I’m talking about the taboos of the workplace that no one wants to talk about, or maybe there’s no HR. The taboos that show you, on a continual basis, that by simply being there and working for the organization, you’re supporting their actions and values, and you just can’t do that any longer.
VERBAL ABUSE.
Managers get angry – sure. Maybe you really messed up. But under no circumstance should your manager scream at you, degrade you, or publicly ridicule you in front of your colleagues. Managers are people with emotions, but there are expectations that come with their title, and those expectations include keeping emotions in check.
EMOTIONAL ABUSE.
Verbal abuse is certainly bound to give you an emotional reaction, but emotional abuse is often more subtle. It’s your boss or co-worker continually giving you a hard time for never having a girlfriend. It’s a co-worker ripping apart your drawing when you’re taking a break to have a fun art competition. It’s a boss telling you that you’re not allowed to be on the phones because you’re too awkward [instead of teaching you]. It’s a boss telling you that you’re not allowed to say “hi” to Postmates who deliver his food because you’re too “enthusiastic.”
SEXUAL HARASSMENT.
Sure, there are sexual harassment trainings and HR (usually) to shut down this sort of abuse. But sexual harassment doesn’t always need to be a co-worker knowingly placing his or her hand where it doesn’t belong. It can come in the form of your boss or co-worker making a sexual motion with his hands while you’re on the phone with a difficult client. It’s your boss telling you that his wife feels threatened by you as he laughs. It’s your boss telling everyone that the new intern should receive a sexual enhancement injection.
TRUST.
It’s a boss’ job to trust you. That’s why he or she hired you, right? Why would they hire someone they have no intention of trusting? It’s abusive for your boss to force you to reschedule an important doctor’s appointment that you had scheduled a month ago, even though it was first thing in the morning, simply because he may think you’re doing something else. It’s abusive for your boss to question your random sick day with the entire office behind your back, or even question it at all. That’s why they gave you sick days. It doesn’t matter if you got food poisoning, had a dentist appointment, or honestly just woke up not quite feeling yourself. You were given 5 sick days, and you don’t need to justify why you’re using them.
VALUES.
It’s okay for people to have different views and values, and that’s honestly the reason anything moves forward in the world. However, sometimes it becomes evident that there’s such a large disparity in the company’s and your values that it makes you feel like you support their values simply by working for them. It’s your boss laughing as he says it’s okay to sexually assault women, as long as they’re no younger than six years old. It’s your boss telling a client to “stop talking in that Muslim terrorist language” when the client had turned to talk to an employee. It’s abuse that is shown toward both employees and clients to look out for.
MISC.
It’s your boss telling you he’s going to fire you if you talk to an ex-employee. It’s your boss asking everyone what they’re doing for Mother’s Day, stopping, and saying he doesn’t need to ask what you’re doing because you’re adopted, and you don’t have a real mom. It’s your boss screaming at you for sending him a draft that didn’t include a line of text, saying “no wonder your real mom threw you away.” It’s your boss putting a glass of scotch at your desk, locking the door, and telling you to meet him in the breakroom or he’ll fire you. It’s your boss sending a “We want to schedule an interview with you” email to every single applicant for an open position, then saying he has no intention of responding to anyone. It’s your boss negating the quality of your work in front of a client instead of in private. It’s your boss talking to employees behind their backs. It’s your boss making fun of the intern for having a hard time reading. It’s your boss asking you where you go for 30 minutes, every single day, when he knows damn well you’re at lunch.

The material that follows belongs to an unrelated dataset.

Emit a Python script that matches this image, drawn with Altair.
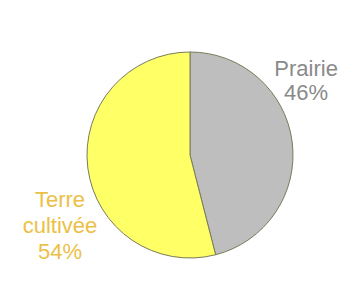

There’s a lot people put up with in their workplaces, as demonstrated above. Some people think they’re strong for staying and putting up with it. Some people think they’re strong for saying enough is enough. Your definition of “strong” won’t be the same as the person next to you. And you’ll be ridiculed either way. Because if you stay, you’re telling people that you support a workplace with bad values. But you’re weak if you leave, and how on earth could you leave without a paycheck?
Either way, if you find yourself crying at your desk or in the bathroom because you just don’t feel good enough anymore, and your mindset falls on deaf ears, it’s probably not the place for you. You deserve a place in which you do feel supported, and you deserve a place that gives you the ability to work to your highest potential. Whether that means a place that has dogs running around, somewhere with free snacks, an office that’s quiet where no one talks, a chaotic start up, or somewhere that lets you work from a coffeeshop. Your “right” isn’t going to be Sally’s “right,” and there’s nothing wrong with you. It’s just not your “right” place, but I promise you’ll find it.